Sunmonks’ “In a Desert of Plenty” is the rare track that succeeds in interpreting the rhythm and mood of the song with the clip. Most entrancing is the sections where the director tracks the polyrhythmic backbeat with the erratic motion of feet. (You just have to watch it.)
I love a good animated clip, especially when it tells an interesting (if slightly inscrutable) story.
Lights and Motion is back with a new album and a new video! The video for “The Spectacular Quiet” follows previous videos in having absolutely brilliant cinematography scoring a narrative that takes some thinking about. (Also: quite spectacular; not very quiet.)
If you’re the sort of person that appreciates slowly-unfolding musical mood pieces, then you might also appreciate a three-part, 15-minute, slowly-unfolding video mood piece set to three Jesse Marchant songs. Not a lot happens in the 15 minutes in terms of action, but it’s really pretty cinematography.
1. “Cassius” – The Maytags. You want some fun, dance-around your kitchen vibes? The Maytags have perky horns, upbeat rhythm section, group vocals, and a totally infectious mood. My fiance likes it, and she likes good music. Jump on it, people.
2. “In a Desert of Plenty” – Sunmonks. Motown horns, distant vocals, funky vibes, and engimatic/intriguing rhythmic elements make this track a keeper.
3. “The Snowfalls” – Whyte Horses. Gentle psychedelia meets ’70s folk with some ’50s girl pop vibes in the vocals: it’s a really inviting overall effect.

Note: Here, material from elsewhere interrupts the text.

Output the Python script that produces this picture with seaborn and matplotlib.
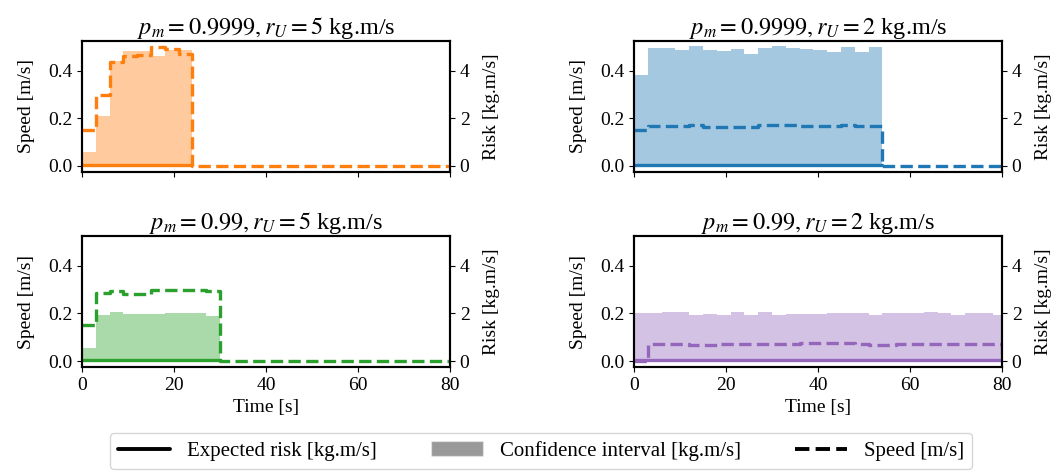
import numpy as np
import matplotlib
matplotlib.use('Agg')
import matplotlib.pyplot as plt
import seaborn as sns
from matplotlib.lines import Line2D
from matplotlib.patches import Patch

# Step length of the planner [s] and end of the time axis
STEP = 3
T_END = 80

# Panel titles and colours
titles = [r'$p_m = 0.9999, r_U = 5$ kg.m/s', r'$p_m = 0.9999, r_U = 2$ kg.m/s',
          r'$p_m = 0.99, r_U = 5$ kg.m/s', r'$p_m = 0.99, r_U = 2$ kg.m/s']
colors = ['tab:orange', 'tab:blue', 'tab:green', 'tab:purple']

# Speed [m/s] per 3 s step (until the robot stops)
speed_a = [0.15, 0.30, 0.435, 0.46, 0.465, 0.50, 0.49, 0.47]
speed_b = [0.15, 0.169, 0.169, 0.169, 0.174, 0.164, 0.164, 0.164, 0.165, 0.172,
           0.173, 0.172, 0.168, 0.167, 0.167, 0.172, 0.169, 0.169]
speed_c = [0.15, 0.285, 0.295, 0.28, 0.28, 0.30, 0.30, 0.30, 0.30, 0.295]
speed_d = [0.0, 0.073, 0.073, 0.073, 0.068, 0.068, 0.070, 0.070, 0.070, 0.070,
           0.070, 0.072, 0.074, 0.074, 0.074, 0.074, 0.072, 0.068, 0.068, 0.070,
           0.072, 0.072, 0.072, 0.072, 0.072, 0.072, 0.072]

# Upper bound of the confidence interval on risk [kg.m/s]
ci_a = [0.58, 2.12, 4.4, 4.85, 4.85, 4.6, 4.88, 4.88]
ci_b = [3.82, 4.97, 4.97, 4.89, 5.03, 4.86, 4.83, 4.93, 4.72, 4.96,
        5.03, 4.97, 4.9, 4.89, 4.79, 5.0, 4.8, 5.0]
ci_c = [0.56, 1.95, 2.05, 1.98, 1.98, 1.98, 2.0, 2.03, 2.02, 1.9]
ci_d = [2.0, 2.0, 2.05, 2.05, 1.93, 1.99, 1.92, 2.05, 1.92, 2.05,
        1.93, 1.99, 1.97, 1.99, 2.0, 2.01, 2.0, 1.93, 2.0, 2.03,
        2.02, 2.05, 2.0, 1.95, 2.0, 2.03, 1.93]

# Expected risk [kg.m/s]
exp_risk = [0.05, 0.05, 0.05, 0.06]

speeds = [speed_a, speed_b, speed_c, speed_d]
cis = [ci_a, ci_b, ci_c, ci_d]

sns.set_style('ticks', {'axes.edgecolor': 'black', 'xtick.color': 'black',
                        'ytick.color': 'black', 'text.color': 'black',
                        'axes.labelcolor': 'black'})
plt.rcParams['font.family'] = ['Liberation Serif', 'DejaVu Serif']
plt.rcParams['mathtext.fontset'] = 'stix'
plt.rcParams['font.size'] = 14
plt.rcParams['axes.linewidth'] = 1.5

fig, axes = plt.subplots(2, 2, figsize=(10.63, 4.72), dpi=100, sharex=True)
fig.subplots_adjust(left=82 / 1063, right=1002 / 1063, top=1 - 41 / 472,
                    bottom=1 - 367 / 472, wspace=0.5, hspace=0.49)

for i, ax in enumerate(axes.flat):
    col = colors[i]
    n = len(speeds[i])
    t_stop = min(n * STEP, T_END)
    t = list(np.arange(n) * STEP) + [t_stop]

    ax2 = ax.twinx()
    # confidence interval (risk axis)
    ax2.fill_between(t, 0, cis[i] + [cis[i][-1]], step='post', color=col,
                     alpha=0.4, lw=0)
    # expected risk
    sns.lineplot(x=[0, t_stop], y=[exp_risk[i]] * 2, ax=ax2, color=col, lw=2.4,
                 drawstyle='steps-post', estimator=None)

    # speed: keep going at 0 after stopping
    ts = list(t)
    vs = speeds[i] + [0.0]
    if t_stop < T_END:
        ts.append(T_END)
        vs.append(0.0)
    sns.lineplot(x=ts, y=vs, ax=ax, color=col, lw=2.4, linestyle='--',
                 drawstyle='steps-post', estimator=None)

    ax.set_zorder(ax2.get_zorder() + 1)
    ax.patch.set_visible(False)

    ax.set_xlim(0, T_END)
    ax.set_ylim(-0.025, 0.525)
    ax2.set_ylim(-0.25, 5.25)
    ax.set_xticks([0, 20, 40, 60, 80])
    ax.set_yticks([0.0, 0.2, 0.4])
    ax.set_yticklabels(['0.0', '0.2', '0.4'])
    ax2.set_yticks([0, 2, 4])
    ax.set_ylabel('Speed [m/s]', labelpad=9)
    ax2.set_ylabel('Risk [kg.m/s]', labelpad=10)
    ax.set_title(titles[i], fontsize=17.5, pad=5)
    if i >= 2:
        ax.set_xlabel('Time [s]')
    else:
        ax.set_xlabel('')

handles = [Line2D([], [], color='black', lw=2.8),
           Patch(facecolor='black', alpha=0.4),
           Line2D([], [], color='black', lw=2.8, linestyle='--')]
labels = ['Expected risk [kg.m/s]', 'Confidence interval [kg.m/s]', 'Speed [m/s]']
fig.legend(handles, labels, loc='lower center', bbox_to_anchor=(0.509, -0.016),
           ncol=3, fontsize=15, handlelength=2.5, columnspacing=2.6)

fig.savefig('out.png', dpi=100)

4. “Center of the Universe” – Chris Staples. Remember that hyper-personal acoustic indie-pop movement from the early to mis ’00s? Some called it quiet is the new loud, but I called it deeply engaging, personal work with a priority on intimate recording styles. This Built to Spill cover nails all the right notes.
5. “i don’t need an advocate, i need an exorcist” – moyamoya. If Appleseed Cast’s wide-open, cinematographic motion from Mare Vitalis made into to the minor keys of Peregrine, we’d have this track. Tons of great guitar work throughout, beautiful production job.
6. “A Sunday Afternoon Epilepsy” – More than Skies. MTS continues their very intriguing campaign to mix lush, autumnal folk landscapes with angular, punk-inspired guitars and creaky vocals. I’m a fan.
7. “Ghostlight” – Alex Tiuniaev. Here’s a cinematic, pensive, romantic instrumental piece led by piano and strings.
8. “Opus No. 21” – The Greatest Hoax. Ambient classical? Dreamy no-guitars post-rock? Wistful dreamweave pop? Whatever this is, it’s pretty, moving, and sets a scene well.